Wednesday, April 18, 2007

Suk On That, Daisuke

I admit, I was soaking in the schadenfreude after watching the Blue Jays defeat Boston earlier today. It was the the gyrating gyroballer himself, Daisuke Matsuzaka on the mound for the Sawks against our always enigmatic (though slightly less now that his shades are transparent) Gustavo Chacin. The Jays won 2-1.

Here's what I love about it. Daisuke pitched an amazing game. He gave up just three hits all night and struck out 10 batters (Frank Thomas and Adam Lind combining for 12 of them). In short, he was as good as anybody would have expected. He matched his hype. 'Cept Chacin was better.

Where the two pitchers seem to differ (Daisuke only has four MLB starts to extrapolate from, but I feel confident that my limb will hold) is that Chacin (2-0) always seems to find a way to win, no matter what comes off of his glove where Dice-K (1-2) can throw masterful stuff, and still lose. Chacin throws too many pitches, doesn't last enough innings, gives up too many runs - and has an overall winning record lifetime. He pitches to the situation, and the runs seem to show up when he needs them.

Anytime your third string pitcher can out duel a man worth $100 million and who commands a larger press following than say, our prime minister, you can say it's been a good day.

Game 2 of the series is tomorrow, and it's the Jays' turn to send a Japanese pitcher to the mound in Tomo "I'm Not Bitter" Ohka. I'm trying to imagine what it would be like if they had faced each other. Imagine the orgasm of reporters in both clubhouses, and imagine the Japanese swear words coming out of Ohka's mouth ("Tomo, Kyoto Daily Evening Standard Reporter Times. Do you feel any extra pressure today facing Daisuke, knowing that all of Japan will be watching?").

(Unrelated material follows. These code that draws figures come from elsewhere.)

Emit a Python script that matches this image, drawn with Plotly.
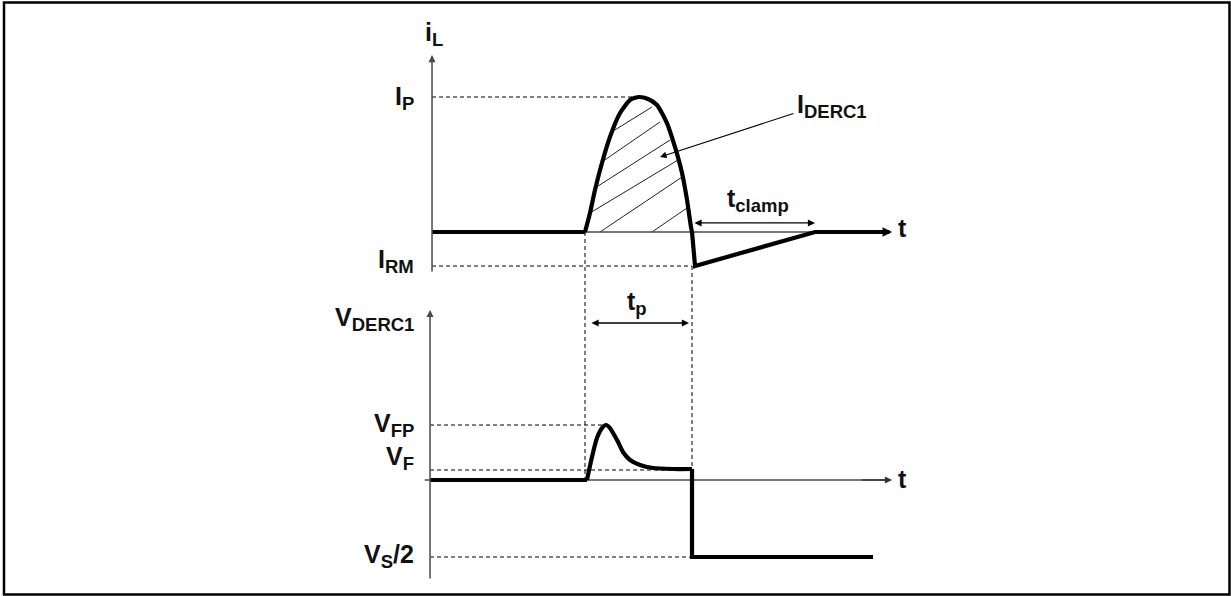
import plotly.graph_objects as go

# ---------------- data (t: time, pulse start = 0 ; iL normalised to IP ; V normalised to VS/2) -------------
iL_t = [-1.471, 0.0, 0.048, 0.096, 0.163, 0.240, 0.337, 0.433, 0.519, 0.606, 0.692,
        0.788, 0.865, 0.933, 0.981, 1.019, 1.029, 1.058, 2.212, 2.837]
iL_v = [0.0, 0.0, 0.141, 0.311, 0.511, 0.704, 0.881, 0.978, 1.0, 0.985, 0.941,
        0.807, 0.630, 0.437, 0.237, 0.037, 0.0, -0.252, 0.0, 0.0]

V_t = [-1.490, 0.019, 0.067, 0.115, 0.163, 0.202, 0.240, 0.308, 0.365, 0.433,
       0.529, 0.654, 0.846, 1.029, 1.029, 2.769]
V_v = [0.0, 0.0, 0.299, 0.545, 0.675, 0.714, 0.675, 0.519, 0.364, 0.260,
       0.195, 0.156, 0.143, 0.143, -1.0, -1.0]

# hatching of the I_DERC1 area (segments: start t, start i, end t, end i)
hatch_t0 = [0.240, 0.163, 0.096, 0.048, 0.144, 0.644]
hatch_i0 = [0.733, 0.519, 0.326, 0.141, 0.0, 0.0]
hatch_t1 = [0.644, 0.721, 0.817, 0.894, 0.933, 0.981]
hatch_i1 = [0.926, 0.815, 0.681, 0.533, 0.407, 0.178]

# characteristic levels / times
I_P = 1.0
I_RM = -0.252
V_FP = 0.714
V_F = 0.13
V_S2 = -1.0
T_PEAK_I = 0.519
T_PEAK_V = 0.202
T_OFF = 1.029
T_RM = 1.058
T_CLAMP_END = 2.212

# axes extents (schematic axes)
T_AX_I = -1.471
T_AX_V = -1.490
T_AX_END = 2.952
I_AX = [-0.304, 1.311]
V_AX = [-1.299, 2.208]

# ---------------- plot ranges ----------------
X_RANGE = [-5.625, 6.2115]
I_RANGE = [-2.6963, 1.7185]
V_RANGE = [-1.5065, 6.2338]


def i_paper(i):
    return (i - I_RANGE[0]) / (I_RANGE[1] - I_RANGE[0])


def v_paper(v):
    return (v - V_RANGE[0]) / (V_RANGE[1] - V_RANGE[0])


FONT = "Liberation Sans, Arial, Helvetica, sans-serif"
AX_COL = "#4a4a4a"
WAVE_W = 4.2

fig = go.Figure()

# hatching
for a, b, c, d in zip(hatch_t0, hatch_i0, hatch_t1, hatch_i1):
    fig.add_trace(go.Scatter(x=[a, c], y=[b, d], mode="lines",
                             line=dict(color="#222", width=1), hoverinfo="skip",
                             showlegend=False, yaxis="y"))

# thin axis lines (horizontal)
fig.add_trace(go.Scatter(x=[T_AX_I, T_AX_END - 0.05], y=[0, 0], mode="lines",
                         line=dict(color=AX_COL, width=1.5), showlegend=False, yaxis="y"))
fig.add_trace(go.Scatter(x=[T_AX_V - 0.05, T_AX_END - 0.05], y=[0, 0], mode="lines",
                         line=dict(color=AX_COL, width=1.5), showlegend=False, yaxis="y2"))


def wave(ts, vs, yaxis, curved):
    fig.add_trace(go.Scatter(
        x=ts, y=vs, mode="lines", yaxis=yaxis, showlegend=False,
        line=dict(color="black", width=WAVE_W,
                  shape="spline" if curved else "linear",
                  smoothing=0.6 if curved else None)))


# iL waveform: straight lead-in, curved pulse, straight recovery
wave(iL_t[0:2], iL_v[0:2], "y", False)
wave(iL_t[1:17], iL_v[1:17], "y", True)
wave(iL_t[16:], iL_v[16:], "y", False)
# V waveform
wave(V_t[0:2], V_v[0:2], "y2", False)
wave(V_t[1:14], V_v[1:14], "y2", True)
wave(V_t[13:], V_v[13:], "y2", False)

shapes = []
dash = "4px,3px"


def hdash(x0, x1, y, yref):
    shapes.append(dict(type="line", xref="x", yref=yref, x0=x0, x1=x1, y0=y, y1=y,
                       line=dict(color="black", width=1, dash=dash)))


hdash(T_AX_I, T_PEAK_I, I_P, "y")
hdash(T_AX_I, T_RM - 0.03, I_RM, "y")
hdash(T_AX_V, T_PEAK_V, V_FP, "y2")
hdash(T_AX_V, T_OFF, V_F, "y2")
hdash(T_AX_V, T_OFF, V_S2, "y2")

# vertical dashed lines crossing both graphs
shapes.append(dict(type="line", xref="x", yref="paper", x0=0.0, x1=0.0,
                   y0=i_paper(0.0), y1=v_paper(0.0),
                   line=dict(color="black", width=1, dash=dash)))
shapes.append(dict(type="line", xref="x", yref="paper", x0=T_OFF, x1=T_OFF,
                   y0=i_paper(I_RM), y1=v_paper(V_F),
                   line=dict(color="black", width=1, dash=dash)))

# frame
shapes.append(dict(type="rect", xref="paper", yref="paper",
                   x0=4 / 1231, x1=1229.5 / 1231, y0=1 - 594.5 / 596, y1=1 - 2.5 / 596,
                   line=dict(color="black", width=2.5)))

annotations = []


def arrow(x, y, ax, ay, yref, width=1.3, size=1.1, both=False, color="black"):
    annotations.append(dict(x=x, y=y, ax=ax, ay=ay, xref="x", yref=yref,
                            axref="x", ayref=yref, text="", showarrow=True,
                            arrowhead=2, arrowsize=size, arrowwidth=width,
                            arrowcolor=color,
                            arrowside="end+start" if both else "end",
                            startarrowhead=2, startarrowsize=size))


# axis arrows
arrow(T_AX_I, I_AX[1], T_AX_I, I_AX[0], "y", width=1.5, size=0.95, color=AX_COL)
arrow(T_AX_V, V_AX[1], T_AX_V, V_AX[0], "y2", width=1.5, size=0.95, color=AX_COL)
arrow(T_AX_END, 0, T_CLAMP_END, 0, "y", width=WAVE_W, size=0.45)
arrow(T_AX_END, 0, T_AX_END - 0.3, 0, "y2", width=1.5, size=0.95, color="#333")
# tp, tclamp, I_DERC1 pointer
arrow(1.0, 2.039, 0.048, 2.039, "y2", both=True)
arrow(T_CLAMP_END, 0.067, 1.038, 0.067, "y", both=True)
arrow(0.721, 0.556, 2.019, 0.881, "y", width=1.1, size=1.2)

SUB = '<sub><span style="font-size:18.5px">{}</span></sub>'


def label(main, sub, x, y, yref, xanchor="right", tail=""):
    text = "<b>" + main + (SUB.format(sub) if sub else "") + tail + "</b>"
    annotations.append(dict(x=x, y=y, xref="x", yref=yref, text=text,
                            showarrow=False, xanchor=xanchor, yanchor="middle",
                            font=dict(family=FONT, size=25, color="#111")))


label("i", "L", -1.452, 1.470, "y", xanchor="center")
label("I", "P", -1.625, 0.995, "y")
label("I", "RM", -1.625, -0.215, "y")
label("t", None, 2.99, 0.03, "y", xanchor="left")
label("t", "clamp", 1.663, 0.235, "y", xanchor="center")
label("I", "DERC1", 2.019, 0.930, "y", xanchor="left")
label("V", "DERC1", -1.625, 2.090, "y2")
label("t", "p", 0.5, 2.300, "y2", xanchor="center")
label("V", "FP", -1.625, 0.720, "y2")
label("V", "F", -1.625, 0.290, "y2")
label("t", None, 2.99, 0.013, "y2", xanchor="left")
label("V", "S", -1.625, -0.985, "y2", tail="/2")

fig.update_layout(
    width=1231, height=596,
    margin=dict(l=0, r=0, t=0, b=0),
    paper_bgcolor="white", plot_bgcolor="white",
    xaxis=dict(range=X_RANGE, visible=False, fixedrange=True),
    yaxis=dict(range=I_RANGE, visible=False, fixedrange=True, domain=[0, 1]),
    yaxis2=dict(range=V_RANGE, visible=False, fixedrange=True, overlaying="y"),
    shapes=shapes,
    annotations=annotations,
    showlegend=False,
)

fig.write_html("out.html", config={"displayModeBar": False, "staticPlot": True},
               post_script="document.body.style.margin='0';document.body.style.overflow='hidden';")
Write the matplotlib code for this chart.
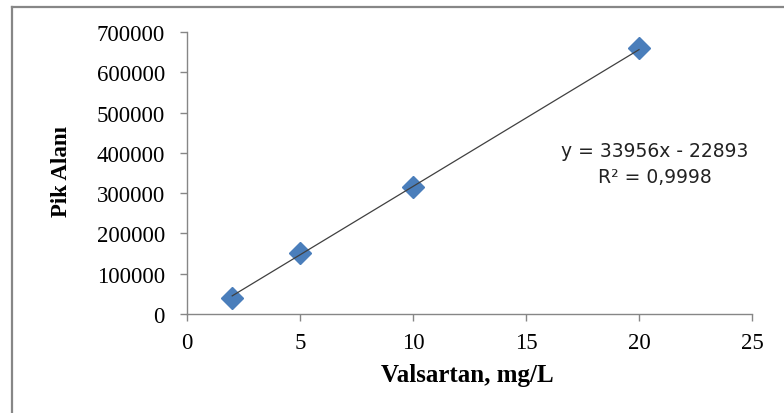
import matplotlib.pyplot as plt
from matplotlib.lines import Line2D
import numpy as np

# data
conc = [2, 5, 10, 20]
area = [40000, 151500, 315500, 660000]
slope = 33956
intercept = -22893
eq_text = 'y = 33956x - 22893'
r2_text = 'R² = 0,9998'

xticks = [0, 5, 10, 15, 20, 25]
yticks = [0, 100000, 200000, 300000, 400000, 500000, 600000, 700000]

fig = plt.figure(figsize=(7.84, 4.14), dpi=100)
ax = fig.add_axes([187 / 784, 1 - 315 / 414, 565 / 784, 282 / 414])

ax.plot(conc, area, linestyle='none', marker='D', markersize=11.5,
        color='#4a7ebb', zorder=2)

# linear trendline
xl = np.array([conc[0], conc[-1]])
ax.plot(xl, slope * xl + intercept, color='#404040', lw=0.9, zorder=3)

ax.set_xlim(0, 25)
ax.set_ylim(0, 700000)
ax.set_xticks(xticks)
ax.set_yticks(yticks)
ax.set_xticklabels([str(t) for t in xticks])
ax.set_yticklabels([str(t) for t in yticks])

for s in ['top', 'right']:
    ax.spines[s].set_visible(False)
for s in ['left', 'bottom']:
    ax.spines[s].set_color('#868686')
    ax.spines[s].set_linewidth(1)
ax.tick_params(direction='out', length=5, color='#868686', width=1,
               labelsize=16.5)
ax.tick_params(axis='x', pad=8)
ax.tick_params(axis='y', pad=11)
for lab in ax.get_xticklabels() + ax.get_yticklabels():
    lab.set_fontfamily('Liberation Serif')

ax.set_xlabel('Valsartan, mg/L', fontfamily='Liberation Serif',
              fontweight='bold', fontsize=18, va='center')
ax.xaxis.set_label_coords(0.497, -0.213)
ax.set_ylabel('Pik Alanı', fontfamily='Liberation Serif',
              fontweight='bold', fontsize=16.5, va='center')
ax.yaxis.set_label_coords(-0.222, 0.51)

# equation label
fig.text(655 / 784, 1 - 157 / 414, eq_text, ha='center', va='baseline',
         fontfamily='DejaVu Sans', fontsize=13.5, color='#222222')
fig.text(655 / 784, 1 - 183 / 414, r2_text, ha='center', va='baseline',
         fontfamily='DejaVu Sans', fontsize=13.5, color='#222222')

# chart area border (top and left edges visible)
fig.add_artist(Line2D([12 / 784, 1], [1 - 8 / 414, 1 - 8 / 414],
                      transform=fig.transFigure, color='#878787', lw=1.6))
fig.add_artist(Line2D([12 / 784, 12 / 784], [0, 1 - 8 / 414],
                      transform=fig.transFigure, color='#878787', lw=1.6))

fig.savefig('out.png', dpi=100)
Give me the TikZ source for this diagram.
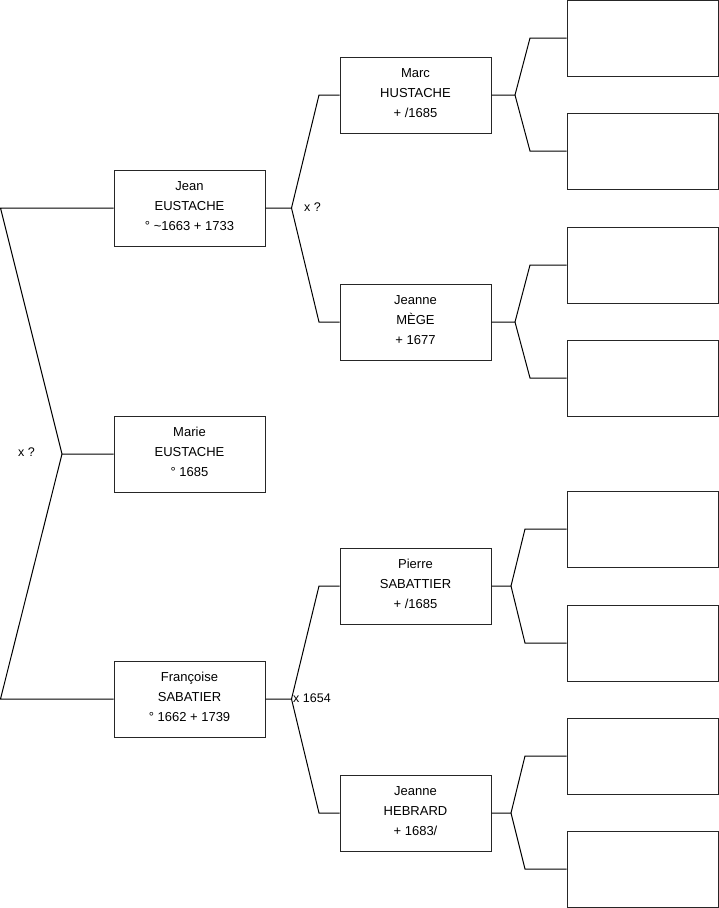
\documentclass[tikz,border=0pt]{standalone}
\usepackage{fontspec}
\setmainfont{Liberation Sans}
\begin{document}
\begin{tikzpicture}[x=1pt,y=-1pt,
  person/.style={draw=black!85,line width=1pt,minimum width=151pt,minimum height=76pt,align=center,inner sep=0pt,font=\fontsize{13}{20}\selectfont,fill=white},
  conn/.style={draw=black,line width=1pt},
  lbl/.style={font=\fontsize{12.5}{14}\selectfont,inner sep=0pt}]
\useasboundingbox (0,0) rectangle (719,908);
% generation 1
\node[person] (J) at (189.5,208) {Jean\\EUSTACHE\\° \textasciitilde 1663 + 1733\vphantom{p}\raisebox{-4pt}{}};
\node[person] (M) at (189.5,454) {Marie\\EUSTACHE\\° 1685\raisebox{-4pt}{}};
\node[person] (F) at (189.5,699) {Françoise\\SABATIER\\° 1662 + 1739\raisebox{-4pt}{}};
% generation 2
\node[person] (Ma) at (415.5,95) {Marc\\HUSTACHE\\+ /1685\raisebox{-4pt}{}};
\node[person] (Me) at (415.5,322) {Jeanne\\MÈGE\\+ 1677\raisebox{-4pt}{}};
\node[person] (P) at (415.5,586) {Pierre\\SABATTIER\\+ /1685\raisebox{-4pt}{}};
\node[person] (H) at (415.5,813) {Jeanne\\HEBRARD\\+ 1683/\raisebox{-4pt}{}};
% generation 3 (empty)
\node[person] (e1) at (642.5,38) {};
\node[person] (e2) at (642.5,151) {};
\node[person] (e3) at (642.5,265) {};
\node[person] (e4) at (642.5,378) {};
\node[person] (e5) at (642.5,529) {};
\node[person] (e6) at (642.5,643) {};
\node[person] (e7) at (642.5,756) {};
\node[person] (e8) at (642.5,869) {};
% junctions
\coordinate (jM) at (62,454);
\coordinate (pJ) at (0.5,208);
\coordinate (pF) at (0.5,699);
\coordinate (jJ) at (291.5,208);
\coordinate (pMa) at (319,95);
\coordinate (pMe) at (319,322);
\coordinate (jF) at (291.5,699);
\coordinate (pP) at (319,586);
\coordinate (pH) at (319,813);
\coordinate (jMa) at (515,95);
\coordinate (q1) at (530,38);
\coordinate (q2) at (530,151);
\coordinate (jMe) at (515,322);
\coordinate (q3) at (530,265);
\coordinate (q4) at (530,378);
\coordinate (jP) at (511,586);
\coordinate (q5) at (525,529);
\coordinate (q6) at (525,643);
\coordinate (jH) at (511,813);
\coordinate (q7) at (525,756);
\coordinate (q8) at (525,869);
% connectors
\draw[conn] (M.west) -- (jM) -- (pJ) -- (J.west);
\draw[conn] (jM) -- (pF) -- (F.west);
\draw[conn] (J.east) -- (jJ) -- (pMa) -- (Ma.west);
\draw[conn] (jJ) -- (pMe) -- (Me.west);
\draw[conn] (F.east) -- (jF) -- (pP) -- (P.west);
\draw[conn] (jF) -- (pH) -- (H.west);
\draw[conn] (Ma.east) -- (jMa) -- (q1) -- (e1.west);
\draw[conn] (jMa) -- (q2) -- (e2.west);
\draw[conn] (Me.east) -- (jMe) -- (q3) -- (e3.west);
\draw[conn] (jMe) -- (q4) -- (e4.west);
\draw[conn] (P.east) -- (jP) -- (q5) -- (e5.west);
\draw[conn] (jP) -- (q6) -- (e6.west);
\draw[conn] (H.east) -- (jH) -- (q7) -- (e7.west);
\draw[conn] (jH) -- (q8) -- (e8.west);
% labels
\node[lbl] (l1) at (26.5,452) {x ?};
\node[lbl] (l2) at (312.5,207) {x ?};
\node[lbl,anchor=west] (l3) at (293,698) {x 1654};
\end{tikzpicture}
\end{document}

Let's talk injuries now. The Jays have 'em. Lots of 'em. Two weeks in, and the Jays have already lost two of their everyday position players in Troy Glaus and Reed Johnson, and their ace closer, B.J Ryan. Troy Glaus won't be gone too, too long and his replacement is a combination of defensive ubermensch John MacDonald and some stiff named Jason Smith. Reed Johnson is done for until at least the All-Star break, but this is a funny injury because it paves the way for Adam Lind, a promising kid who was this close to making the roster out of spring training anyway. The question for Reed is, will he even have a spot in outfield to come back to?

B.J's injury causes the most problems, because it's not like the Jays didn't have problems in the bullpen already. He'll be gone for six weeks or so, which isn't as bad as it could have been, since the alternative rhymed with Mommy Gone Burgery, and involved no more B.J(s) till 2008. In the meantime, we have Jason Frasor as closer, and he did look pretty confident sitting down David Ortiz on way to his first save.

The season is not lost yet. The replacements, hinging around Frasor, can more than tread water while we wait for healthier times.